Si Makine est redevable à la France de son accueil, la France, et derrière elle toute la francophonie, lui doit une éternelle gratitude pour la manière dont il a sublimé notre langue… et notre humanité !
Un peu difficile à lire.car pas vraiment de trame,mais tellement bien ecrit
Prix Médicis, Prix Goncourt et Prix Goncourt des Lycéens en 1995
Avec de telles récompenses, un fait rarissime, il faut bien reconnaître que ce fut le livre de l’année 1995. Malgré le temps passé, nous étions curieux de réparer une négligence bien regrettable, à l’époque.
Dire qu’on avait refusé la nationalité française à un tel homme ! Fou amoureux de notre langue et de notre culture, Andreï Makine est né à Krasnoïarsk, en Sibérie, le 10 septembre 1957 mais a été élevé en français par sa grand-mère, Charlotte, fille de Norbert et Albertine Lemonnier : « Quant au français, nous le considérions comme un dialecte familial. » Égarée dans l’immensité neigeuse de la Russie, elle avait même appris aux femmes russes à dire « petite pomme »…lorsqu’on les prenait en photo…
Avec son style plein de sensibilité et de poésie, dans un français parfait, l’auteur fait revivre ses souvenirs d’enfance, retrouvant les photos de sa grand-mère lorsqu’elle était enfant et les traces d’un lointain amoureux français, avant grand-père Fiodor. Il y a aussi les articles de presse que Charlotte aimait à découper.
Andreï Makine fait revivre cette ville de Saranza, au bord des steppes, des souvenirs d’un charme indéfinissable, sa grand-mère qui n’allait pas s’asseoir avec les babouchkas qui l’appelaient « Choura » et les transformations apportées par la Révolution. L’église avait été amputée de sa coupole et transformée en cinéma…
Alternant sa découverte progressive de notre pays et de Paris en particulier, avec la vie mouvementée de sa grand-mère, l’auteur détaille le retour de Charlotte en Russie, en 1921, comme infirmière de la Croix-Rouge parce qu’elle parle russe. La description de son voyage depuis Moscou jusqu’en Sibérie, dans un continent repu de sang, nous fait côtoyer l’horreur car elle découvre l’enfer.
Toujours avec beaucoup de sensibilité, Andreï Makine nous fait partager le quotidien de ces femmes qui doivent surmonter les rigueurs d’un hiver qui tombe d’un seul coup, protégées seulement par leur isba.
Foisonnant de références historiques, le livre fait revivre la visite du tsar Nicolas II à Paris et la mort, quelques années après, de Félix Faure, le Président de la République qui l’avait reçu.
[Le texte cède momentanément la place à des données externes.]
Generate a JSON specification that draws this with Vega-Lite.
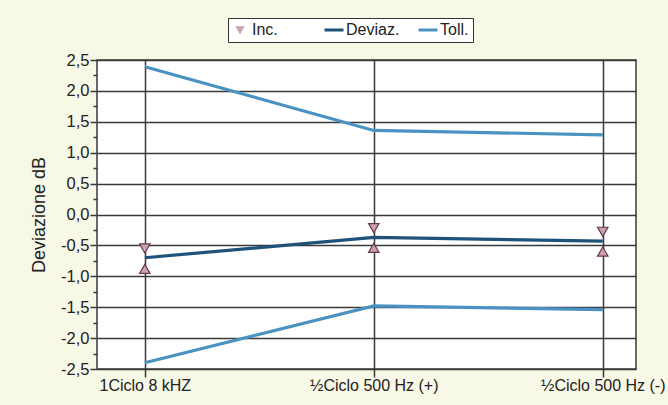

Mort, à 58 ans, dans les bras de sa maîtresse, Marguerite Steinheil…Pour le jeune Andreï, ébahi, c’est la preuve du romanesque de cette France qui l’attire tant : « Les amants de l’Elysée m’aidèrent à comprendre Madame Bovary. » Les Français, toujours en train de revendiquer, l’étonnent beaucoup car ils ne sont jamais contents du statu quo, ce sont des mutins-nés, des contestataires par conviction, des râleurs professionnels. Les idées et les images s’entrechoquent, se poursuivent, se contredisent dans un amour-haine de la France où il n’arrive à faire éditer ses premiers livres qu’en faisant croire qu’ils sont traduits du russe…
Il serait bien vain de vouloir détailler tout ce qui foisonne dans ce roman autobiographique tellement émouvant et révélateur de ce que fut la vie d’une famille au fil de l’Histoire. "Le Testament français" est accompagné d’un autre texte du même auteur : "Confession d’un porte-drapeau déchu", une autre description de la vie de gens du peuple, en Russie.